Q: What is a QDRO and why do I need one?
A: A QDRO (or Qualified Domestic Relations Order) is the legal document sent to the plan administrator of your spouse's pension plan that orders them to divide a pension account as part of a divorce. Your divorce contract (Judgment of Divorce) signed by the judge may authorize the division of pension assets but does not put that request into effect. Without a QDRO you will have to get your share of the pension from your ex-spouse every month when they get their check. If he or she remarries in the interim or dies before the date the pension is due to start, you may get nothing at all.

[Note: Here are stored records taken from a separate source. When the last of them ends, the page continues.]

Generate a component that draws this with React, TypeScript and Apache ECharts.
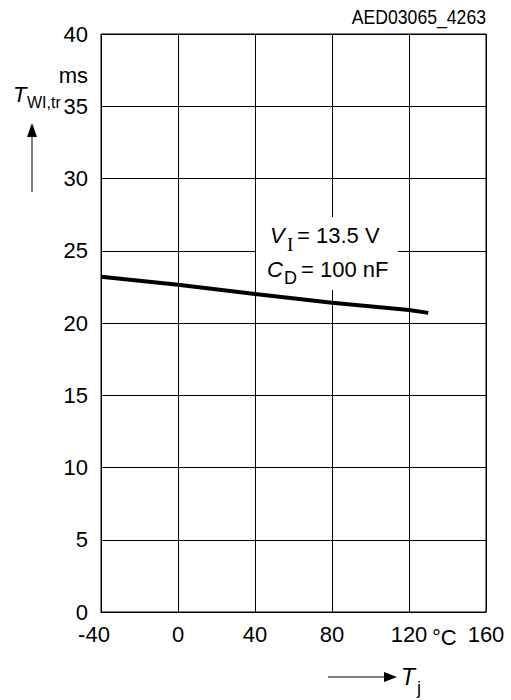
import React, { useEffect, useRef } from "react";
import * as echarts from "echarts";

const xTicks = [-40, 0, 40, 80, 120, 160];
const yTicks = [0, 5, 10, 15, 20, 25, 30, 35, 40];
const tempC = [-40, 0, 40, 80, 120, 130];
const tWiTr = [23.2, 22.65, 22.0, 21.4, 20.9, 20.7];

const FONT = "'Liberation Sans', Arial, sans-serif";
const SERIF = "'Liberation Serif', 'DejaVu Serif', serif";

export default function App() {
  const ref = useRef<HTMLDivElement>(null);
  useEffect(() => {
    if (!ref.current) return;
    const chart = echarts.init(ref.current, null, { renderer: "svg" });
    const txt = (text: string, x: number, y: number, o: any = {}, e: any = {}) => ({
      type: "text",
      x,
      y,
      z: 101,
      ...e,
      style: {
        text,
        fontFamily: FONT,
        fontSize: 22,
        fill: "#000",
        align: "left",
        verticalAlign: "middle",
        ...o,
      },
    });
    chart.setOption({
      animation: false,
      grid: {
        left: 101,
        right: 25,
        top: 34,
        bottom: 88,
        show: true,
        borderColor: "#000",
        borderWidth: 1,
        backgroundColor: "transparent",
      },
      xAxis: {
        type: "value",
        min: xTicks[0],
        max: xTicks[xTicks.length - 1],
        interval: 40,
        axisLine: { show: true, lineStyle: { color: "#000", width: 1 } },
        axisTick: { show: false },
        splitLine: { show: true, lineStyle: { color: "#000", width: 1 } },
        axisLabel: {
          color: "#000",
          fontFamily: FONT,
          fontSize: 22,
          margin: 11,
          showMinLabel: true,
          showMaxLabel: true,
          formatter: (v: number) => (v === -40 ? "{n|-40}" : String(v)),
          rich: {
            n: { fontFamily: FONT, fontSize: 22, color: "#000", padding: [0, 14, 0, 0] },
          },
        },
      },
      yAxis: {
        type: "value",
        min: yTicks[0],
        max: yTicks[yTicks.length - 1],
        interval: 5,
        axisLine: { show: true, lineStyle: { color: "#000", width: 1 } },
        axisTick: { show: false },
        splitLine: { show: true, lineStyle: { color: "#000", width: 1 } },
        axisLabel: {
          color: "#000",
          fontFamily: FONT,
          fontSize: 22,
          margin: 13,
          showMinLabel: true,
          showMaxLabel: true,
        },
      },
      series: [
        {
          type: "line",
          data: tempC.map((t, i) => [t, tWiTr[i]]),
          showSymbol: false,
          symbol: "none",
          lineStyle: { color: "#000", width: 4 },
          z: 5,
        },
      ],
      graphic: [
        // title
        txt("AED03065_4263", 486, 16, { align: "right", fontSize: 21 }, { scaleX: 0.84 }),
        // y unit
        txt("ms", 88, 75, { align: "right" }),
        // y name
        txt("T", 13, 94, { fontStyle: "italic" }),
        txt("WI,tr", 27, 102, { fontSize: 16 }),
        {
          type: "line",
          z: 101,
          shape: { x1: 32, y1: 135, x2: 32, y2: 192 },
          style: { stroke: "#000", lineWidth: 1 },
        },
        {
          type: "polygon",
          z: 101,
          shape: { points: [[27, 137], [37, 137], [32, 123]] },
          style: { fill: "#000" },
        },
        // °C
        txt("°C", 432, 637),
        // x name
        {
          type: "line",
          z: 101,
          shape: { x1: 328, y1: 677, x2: 386, y2: 677 },
          style: { stroke: "#000", lineWidth: 1 },
        },
        {
          type: "polygon",
          z: 101,
          shape: { points: [[384, 672], [384, 682], [397, 677]] },
          style: { fill: "#000" },
        },
        txt("T", 401, 677, { fontStyle: "italic", fontSize: 23 }),
        txt("j", 417, 688, { fontSize: 18 }),
        // annotation box
        {
          type: "rect",
          z: 100,
          shape: { x: 256, y: 217, width: 142, height: 73 },
          style: { fill: "#fff" },
        },
        txt("V", 270, 235, { fontStyle: "italic" }),
        txt("I", 287, 244, { fontFamily: SERIF, fontSize: 19 }),
        txt("= 13.5 V", 297, 235),
        txt("C", 267, 269, { fontStyle: "italic" }),
        txt("D", 284, 278, { fontSize: 18 }),
        txt("= 100 nF", 301, 269),
      ],
    });
    return () => chart.dispose();
  }, []);
  return (
    <div
      ref={ref}
      style={{ position: "fixed", left: 0, top: 0, width: 511, height: 700, background: "#fff" }}
    />
  );
}
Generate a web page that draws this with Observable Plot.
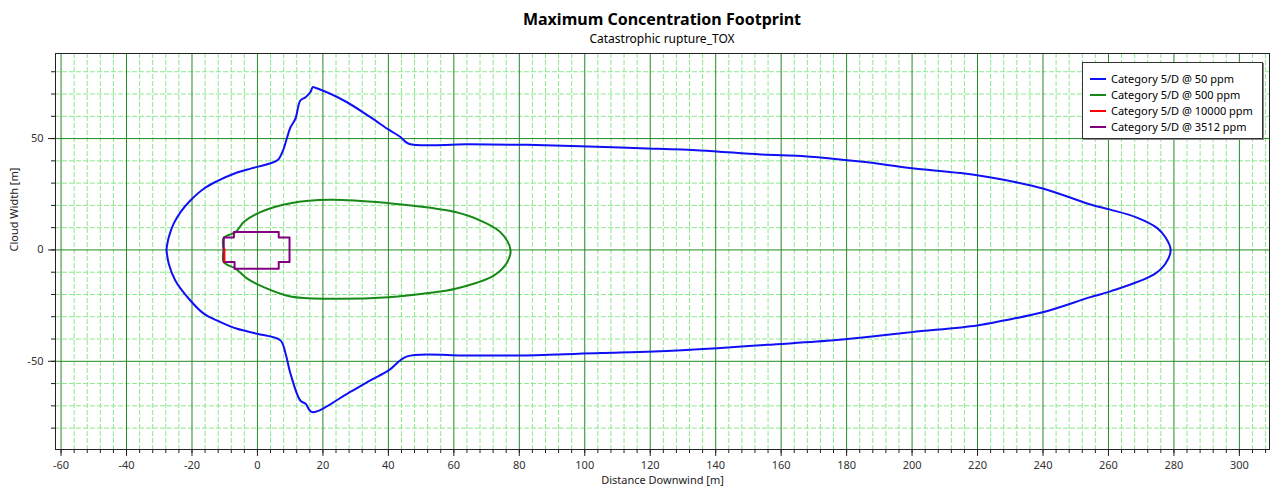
<!DOCTYPE html>
<html><head><meta charset="utf-8">
<script src="https://cdn.jsdelivr.net/npm/d3@7"></script>
<script src="https://cdn.jsdelivr.net/npm/@observablehq/plot@0.6"></script>
<style>
body{margin:0;background:#fff;font-family:"Segoe UI","Noto Sans","Open Sans",sans-serif;}
#wrap{position:relative;width:1274px;height:492px;overflow:hidden;background:#fff;}
#title{position:absolute;left:55px;width:1214px;top:8px;text-align:center;font-weight:bold;font-size:16px;line-height:22px;color:#000;}
#subtitle{position:absolute;left:55px;width:1214px;top:31px;text-align:center;font-size:12px;line-height:16px;color:#000;}
#plot{position:absolute;left:0;top:48px;}
#legend{position:absolute;left:1082px;top:62px;width:179px;height:75px;border:1px solid #333;background:#fff;box-shadow:1px 1px 0 #888;font-size:11px;}
.row{position:absolute;left:0;height:16px;line-height:16px;white-space:nowrap;}
.sw{position:absolute;left:7px;top:7px;width:16px;height:2px;}
.lt{position:absolute;left:28px;top:0;color:#000;}
</style>
</head><body>
<div id="wrap">
  <div id="title"></div>
  <div id="subtitle"></div>
  <div id="plot"></div>
  <div id="legend"></div>
</div>
<script>
const titleText = "Maximum Concentration Footprint";
const subtitleText = "Catastrophic rupture_TOX";
const xLabel = "Distance Downwind [m]";
const yLabel = "Cloud Width [m]";

const seriesNames = ["Category 5/D @ 50 ppm", "Category 5/D @ 500 ppm", "Category 5/D @ 10000 ppm", "Category 5/D @ 3512 ppm"];
const seriesColors = ["#1010f5", "#188818", "#ff0000", "#800080"];

const xMajorTicks = [-60, -40, -20, 0, 20, 40, 60, 80, 100, 120, 140, 160, 180, 200, 220, 240, 260, 280, 300];
const yMajorTicks = [-50, 0, 50];
const xMinorTicks = d3.range(-60, 309, 4);
const yMinorTicks = d3.range(-80, 81, 10);

// Category 5/D @ 50 ppm  [downwind, width]
const ppm50 = [
[-27.8,0.2],[-27.1,5.7],[-25.6,11.8],[-23.5,17.0],[-20.5,22.2],[-16.4,27.5],[-12.3,30.9],[-7.2,34.2],[-2.1,36.5],[3.5,38.7],[6.3,40.5],
[8.0,45.4],[9.1,50.7],[10.1,55.1],[11.6,58.9],[13.1,67.1],[14.7,68.6],[16.2,70.9],[16.9,73.1],[17.7,72.8],[26.4,67.1],[34.5,59.6],
[40.1,54.0],[43.7,50.7],[46.2,47.7],[64.1,47.4],[82.4,47.2],[98.7,46.6],[117.0,45.7],[135.3,44.7],[153.7,42.9],[167.9,42.0],
[184.2,39.7],[200.0,36.7],[214.8,34.5],[228.0,31.5],[240.2,27.5],[254.5,20.4],[260.6,18.1],[268.7,14.5],[274.9,9.8],[277.4,5.7],[279.0,0.1],
[277.4,-6.2],[273.8,-11.1],[260.6,-18.6],[254.5,-21.2],[240.2,-27.9],[228.0,-31.7],[219.9,-33.9],[200.0,-36.9],[184.2,-39.4],[176.1,-40.6],
[155.7,-42.6],[140.5,-44.1],[121.1,-45.6],[104.8,-46.3],[80.4,-47.4],[62.0,-47.4],[45.7,-47.8],[40.1,-54.1],[34.5,-58.6],
[27.4,-64.6],[16.7,-72.8],[14.7,-69.1],[13.1,-67.6],[10.1,-55.6],[8.6,-46.6],[7.0,-40.6],[-0.1,-37.6],[-6.2,-35.4],[-11.3,-32.4],
[-16.4,-28.6],[-20.5,-22.7],[-25.1,-13.7],[-27.1,-6.2],[-27.8,0.2]
];

// Category 5/D @ 500 ppm
const ppm500 = [
[-10.3,0],[-10.3,5.4],[-6.7,8.0],[-4.2,12.5],[0.9,17.0],[10.1,21.0],[22.3,22.5],[40.1,21.0],[52.9,18.9],[60.5,17.0],[68.1,13.2],[74.2,8.0],[77.3,0.1],
[76.3,-5.5],[72.2,-11.5],[60.5,-17.4],[52.9,-19.2],[40.1,-21.2],[22.3,-21.9],[10.1,-20.9],[1.9,-16.7],[-3.1,-12.9],[-6.7,-8.4],[-10.3,-5.4],[-10.3,0]
];

// Category 5/D @ 10000 ppm
const ppm10000 = [
[-10.1,0.3],[-10.1,-5.2]
];

// Category 5/D @ 3512 ppm
const ppm3512 = [
[-10.3,5.6],[-7.2,5.6],[-7.2,8.1],[6.5,8.1],[6.5,5.6],[9.8,5.6],[9.8,-5.4],[6.5,-5.4],[6.5,-8.4],[-7.0,-8.4],[-7.0,-5.4],[-10.3,-5.4],[-10.3,5.6]
];

document.getElementById("title").textContent = titleText;
document.getElementById("subtitle").textContent = subtitleText;

const fmt = d => String(d);
const lineOpts = (i, curve) => ({x: d => d[0], y: d => d[1], stroke: seriesColors[i], strokeWidth: 2, strokeLinejoin: "round", curve});

const chart = Plot.plot({
  width: 1274,
  height: 444,
  marginTop: 5,
  marginBottom: 43,
  marginLeft: 55,
  marginRight: 5,
  style: {fontFamily: '"Segoe UI","Noto Sans","Open Sans",sans-serif', fontSize: "11px", background: "#fff", overflow: "visible"},
  x: {domain: [-61.7, 309.2]},
  y: {domain: [-89.6, 88.2]},
  marks: [
    Plot.ruleX(xMinorTicks.filter(d => !xMajorTicks.includes(d)), {stroke: "#8de88d", strokeDasharray: "5,2", strokeWidth: 1}),
    Plot.ruleY(yMinorTicks.filter(d => !yMajorTicks.includes(d)), {stroke: "#8de88d", strokeDasharray: "5,2", strokeWidth: 1}),
    Plot.ruleX(xMajorTicks, {stroke: "#228b22", strokeWidth: 1}),
    Plot.ruleY(yMajorTicks, {stroke: "#228b22", strokeWidth: 1}),
    Plot.line(ppm50, lineOpts(0, "catmull-rom")),
    Plot.line(ppm500, lineOpts(1, "catmull-rom")),
    Plot.line(ppm3512, lineOpts(3, "linear")),
    Plot.line(ppm10000, lineOpts(2, "linear")),
    Plot.frame({stroke: "#222", strokeWidth: 1}),
    Plot.axisX(xMinorTicks, {tickSize: 4, tickFormat: () => "", label: null, stroke: "#222"}),
    Plot.axisX(xMajorTicks, {tickSize: 7, tickPadding: 5, tickFormat: fmt, label: null, fill: "#333", stroke: "#222"}),
    Plot.axisY(yMinorTicks, {tickSize: 4, tickFormat: () => "", label: null, stroke: "#222"}),
    Plot.axisY(yMajorTicks, {tickSize: 7, tickPadding: 5, tickFormat: fmt, label: null, fill: "#333", stroke: "#222"}),
    Plot.text([xLabel], {frameAnchor: "bottom", dy: 34, fill: "#222", fontSize: 11}),
    Plot.text([yLabel], {frameAnchor: "left", dx: -41, rotate: -90, fill: "#222", fontSize: 11})
  ]
});
document.getElementById("plot").appendChild(chart);

const legend = document.getElementById("legend");
seriesNames.forEach((name, i) => {
  const row = document.createElement("div");
  row.className = "row";
  row.style.top = (8 + i * 16) + "px";
  row.style.width = "100%";
  const sw = document.createElement("div");
  sw.className = "sw";
  sw.style.background = seriesColors[i];
  const lt = document.createElement("div");
  lt.className = "lt";
  lt.textContent = name;
  row.appendChild(sw);
  row.appendChild(lt);
  legend.appendChild(row);
});
</script>
</body></html>
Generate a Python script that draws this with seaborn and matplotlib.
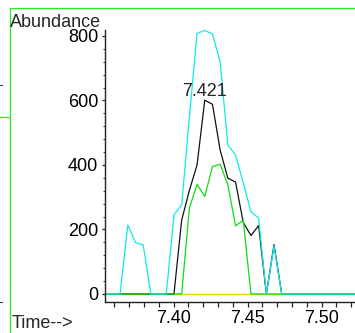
import matplotlib
matplotlib.use('Agg')
import matplotlib.pyplot as plt
import seaborn as sns
from matplotlib.lines import Line2D
from matplotlib.ticker import MultipleLocator, FormatStrFormatter

# retention time (min)
times = [7.3534, 7.3586, 7.3638, 7.3690, 7.3742, 7.3794, 7.3846, 7.3898,
         7.3950, 7.4002, 7.4054, 7.4106, 7.4158, 7.4210, 7.4262, 7.4314,
         7.4366, 7.4418, 7.4470, 7.4522, 7.4574, 7.4626, 7.4678, 7.4730,
         7.4782, 7.4834, 7.4886, 7.4938, 7.4990, 7.5042, 7.5094, 7.5146,
         7.5198, 7.5250]

# abundance traces
tic_black = [0, 0, 0, 0, 0, 0, 0, 0, 0, 0, 229, 321, 400, 601, 588, 446,
             359, 347, 222, 181, 212, 0, 153, 0, 0, 0, 0, 0, 0, 0, 0, 0, 0, 0]
ion_green = [0, 0, 0, 0, 0, 0, 0, 0, 0, 0, 0, 266, 340, 302, 395, 402,
             338, 211, 229, 0, 0, 0, 0, 0, 0, 0, 0, 0, 0, 0, 0, 0, 0, 0]
ion_cyan = [0, 0, 0, 214, 159, 152, 0, 0, 0, 245, 276, 548, 808, 817, 806, 720,
            462, 431, 345, 255, 235, 0, 149, 0, 0, 0, 0, 0, 0, 0, 0, 0, 0, 0]
ion_yellow = [0] * len(times)

peak_time = 7.421
peak_label = "7.421"

sns.set_style("ticks")
plt.rcParams['font.family'] = ['Liberation Sans', 'DejaVu Sans']
plt.rcParams['font.size'] = 13

fig = plt.figure(figsize=(3.55, 3.33), dpi=100)
ax = fig.add_axes([105/355, 31/333, 250/355, 272.5/333])

lw = 0.9
sns.lineplot(x=times, y=ion_yellow, color='#e6d200', linewidth=lw, ax=ax)
sns.lineplot(x=times, y=tic_black, color='#111111', linewidth=lw, ax=ax)
sns.lineplot(x=times, y=ion_green, color='#11dd11', linewidth=lw, ax=ax)
sns.lineplot(x=times, y=ion_cyan, color='#10eaea', linewidth=lw, ax=ax)

peak_val = tic_black[times.index(peak_time)]
ax.annotate(peak_label, xy=(peak_time, peak_val), xytext=(0, 3),
            textcoords='offset points', ha='center', va='baseline')

ax.set_xlim(7.3536, 7.5225)
ax.set_ylim(-25, 820)
ax.xaxis.set_major_locator(MultipleLocator(0.05))
ax.xaxis.set_minor_locator(MultipleLocator(0.01))
ax.xaxis.set_major_formatter(FormatStrFormatter('%.2f'))
ax.yaxis.set_major_locator(MultipleLocator(200))
ax.yaxis.set_minor_locator(MultipleLocator(40))
ax.set_xlabel('')
ax.set_ylabel('')
for s in ['top', 'right']:
    ax.spines[s].set_visible(False)
for s in ['left', 'bottom']:
    ax.spines[s].set_linewidth(1.0)
    ax.spines[s].set_color('#222222')
ax.tick_params(axis='x', which='both', direction='out', length=3.5, width=0.9,
               pad=2.5, colors='#222222', labelcolor='black')
ax.tick_params(axis='y', which='major', direction='out', length=2.5, width=0.9,
               pad=2.5, colors='#222222', labelcolor='black')
ax.tick_params(axis='y', which='minor', direction='out', length=1.8, width=0.8,
               colors='#444444')

fig.text(10/355, 1 - 27/333, 'Abundance', ha='left', va='baseline')
fig.text(12/355, 5/333, 'Time-->', ha='left', va='baseline')

# frame remnants from the screenshot
frame = '#22ee22'
fig.add_artist(Line2D([9.5/355, 1], [1 - 7.5/333] * 2, color=frame, lw=0.9))
fig.add_artist(Line2D([9.5/355] * 2, [0, 1 - 7.5/333], color=frame, lw=0.9))
fig.add_artist(Line2D([0, 9.5/355], [1 - 116.5/333] * 2, color=frame, lw=0.9))
fig.add_artist(Line2D([0, 2/355], [1 - 84.5/333] * 2, color='#333333', lw=0.8))
fig.add_artist(Line2D([0, 2/355], [1 - 301.5/333] * 2, color='#333333', lw=0.8))

fig.savefig('out.png', dpi=100)
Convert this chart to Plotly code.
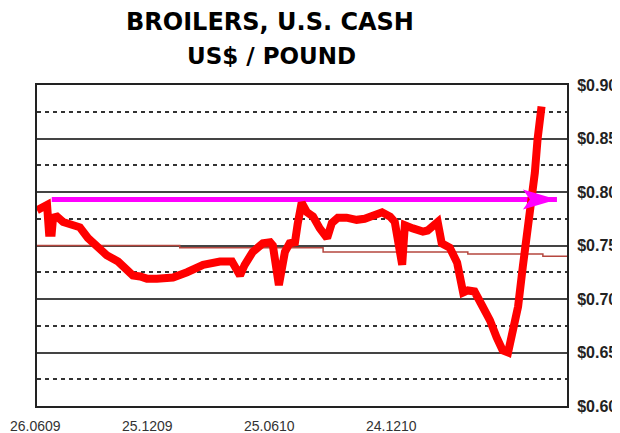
import plotly.graph_objects as go

# Broiler cash price (US$/lb)
dates = [
    "2009-06-26", "2009-07-05", "2009-07-11", "2009-07-14", "2009-07-18", "2009-07-20",
    "2009-07-26", "2009-08-04", "2009-08-17", "2009-08-29", "2009-09-10", "2009-09-24",
    "2009-10-08", "2009-10-25", "2009-11-07", "2009-11-16", "2009-11-27", "2009-12-07",
    "2009-12-22", "2010-01-06", "2010-01-15", "2010-02-05", "2010-03-01", "2010-03-26",
    "2010-04-13", "2010-04-25", "2010-05-02", "2010-05-14", "2010-05-29", "2010-06-09",
    "2010-06-13", "2010-06-22", "2010-07-01", "2010-07-08", "2010-07-16", "2010-07-20",
    "2010-07-26", "2010-08-03", "2010-08-12", "2010-08-22", "2010-09-02", "2010-09-09",
    "2010-09-18", "2010-10-01", "2010-10-16", "2010-10-28", "2010-11-09", "2010-11-23",
    "2010-12-05", "2010-12-12", "2010-12-23", "2010-12-27", "2011-01-08", "2011-01-23",
    "2011-01-30", "2011-02-10", "2011-02-14", "2011-02-20", "2011-03-04", "2011-03-15",
    "2011-03-24", "2011-03-31", "2011-04-10", "2011-04-22", "2011-05-03", "2011-05-13",
    "2011-05-22", "2011-05-30", "2011-06-06", "2011-06-14", "2011-06-21", "2011-07-02",
    "2011-07-09", "2011-07-13", "2011-07-19",
]
prices = [
    0.783, 0.787, 0.788, 0.762, 0.762, 0.776,
    0.777, 0.772, 0.770, 0.767, 0.757, 0.749,
    0.741, 0.735, 0.727, 0.722, 0.721, 0.719,
    0.719, 0.720, 0.720, 0.725, 0.732, 0.735,
    0.735, 0.722, 0.732, 0.744, 0.752, 0.753,
    0.750, 0.713, 0.744, 0.752, 0.753, 0.770,
    0.790, 0.781, 0.777, 0.766, 0.757, 0.771,
    0.776, 0.776, 0.774, 0.775, 0.778, 0.781,
    0.777, 0.772, 0.732, 0.769, 0.766, 0.763,
    0.764, 0.771, 0.772, 0.752, 0.748, 0.734,
    0.706, 0.708, 0.707, 0.693, 0.680, 0.664,
    0.652, 0.650, 0.671, 0.693, 0.730, 0.777,
    0.818, 0.849, 0.880,
]

# Long-term average (thin brown step line)
avg_dates = ["2009-06-26", "2010-01-25", "2010-08-27", "2011-03-31", "2011-07-21", "2011-08-26"]
avg_values = [0.750, 0.748, 0.744, 0.742, 0.740, 0.740]

# Magenta reference arrow
arrow_level = 0.793
arrow_start = "2009-07-18"
arrow_tip = "2011-08-11"

# Axis ticks
x_tick_dates = ["2009-06-26", "2009-12-25", "2010-06-25", "2010-12-24"]
x_tick_text = ["26.0609", "25.1209", "25.0610", "24.1210"]
y_ticks = [0.60, 0.65, 0.70, 0.75, 0.80, 0.85, 0.90]
y_tick_text = ["$0.60", "$0.65", "$0.70", "$0.75", "$0.80", "$0.85", "$0.90"]
x_range = ["2009-06-26", "2011-08-26"]
y_range = [0.60, 0.90]

fig = go.Figure()

fig.add_trace(go.Scatter(
    x=avg_dates, y=avg_values, mode="lines",
    line=dict(color="#b5473f", width=1.5, shape="hv"),
    hoverinfo="skip", showlegend=False,
))
fig.add_trace(go.Scatter(
    x=dates, y=prices, mode="lines",
    line=dict(color="#ff0000", width=8),
    showlegend=False,
))

# arrow shaft
fig.add_shape(type="line", xref="x", yref="y",
              x0=arrow_start, x1=arrow_tip, y0=arrow_level, y1=arrow_level,
              line=dict(color="#ff00ff", width=5), layer="between")
# arrow head (pixel-sized, anchored at the tip)
fig.add_shape(type="path", xref="x", yref="y",
              xsizemode="pixel", ysizemode="pixel",
              xanchor=arrow_tip, yanchor=arrow_level,
              path="M0,0 L-34,10 L-27,0 L-34,-10 Z",
              fillcolor="#ff00ff", line=dict(color="#ff00ff", width=0), layer="above")

# page body has an 8px margin, so the figure is laid out 8px smaller
L, T, PW, PH = 29, 77, 530, 321

fig.add_annotation(text="BROILERS, U.S. CASH", xref="paper", yref="paper",
                   x=(270 - 37) / PW, y=1 + (85 - 22) / PH, showarrow=False,
                   xanchor="center", yanchor="middle", borderpad=0,
                   font=dict(family="DejaVu Sans", size=24, color="#000", weight="bold"))
fig.add_annotation(text="US$ / POUND", xref="paper", yref="paper",
                   x=(271 - 37) / PW, y=1 + (85 - 56) / PH, showarrow=False,
                   xanchor="center", yanchor="middle",
                   font=dict(family="DejaVu Sans", size=23, color="#000", weight="bold"))

# date labels under the axis (first one kept inside the page)
for i, (d, t) in enumerate(zip(x_tick_dates, x_tick_text)):
    fig.add_annotation(
        text=t, x=d, xref="x", y=0, yref="paper", showarrow=False,
        xanchor="left" if i == 0 else "center", yanchor="top",
        xshift=-L if i == 0 else -11, yshift=-10,
        font=dict(family="Liberation Sans", size=14, color="#333"),
    )

fig.update_layout(
    width=612, height=425,
    margin=dict(l=L, r=612 - L - PW, t=T, b=425 - T - PH, autoexpand=False),
    paper_bgcolor="white", plot_bgcolor="white",
    showlegend=False,
)
fig.update_xaxes(
    type="date", range=x_range, automargin=False,
    showticklabels=False,
    showgrid=False, zeroline=False, ticks="",
    showline=True, linecolor="#222", linewidth=2, mirror=True,
)
fig.update_yaxes(
    side="right", range=y_range, automargin=False,
    tickmode="array", tickvals=y_ticks, ticktext=y_tick_text,
    showgrid=True, gridcolor="#444", gridwidth=1.5,
    minor=dict(tickmode="linear", tick0=0.625, dtick=0.05, showgrid=True,
               gridcolor="#333", gridwidth=1.5, griddash="4px,4px", ticks=""),
    zeroline=False, ticks="",
    showline=True, linecolor="#222", linewidth=2, mirror=True,
    ticklabelstandoff=5, ticklabeloverflow="allow",
    tickfont=dict(family="Liberation Sans", size=16, color="#222", weight="bold"),
)

fig.write_html("out.html")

There are many nuances that go into a QDRO that make it a document that can work to your benefit (versus a neutral document). In order to protect your assets, I recommend that you consult with a qualified specialist in this area.

Q: What if I want to use Mediation or Collaborative Divorce. Can you still help?
A: Yes, I work with Divorce Mediators and Collaborative Law Practitioners. Alternate dispute resolution is appropriate when both spouses want a fair and equitable solution, there is full and honest disclosure of financial assets, and there is no spousal abuse. Often I work with the less financially savvy spouse to help her/him understand the financial issues so they can be on equal footing during the negotiations. That often includes prioritizing financial goals and developing a workable post-marital budget. At times, I work with both spouses during mediation sessions to take the emotion out of the financial issues. That process includes a reality check, since there is only so much money to go around, and minimizing taxes through efficient allocation of tax deductions to create additional cash flow.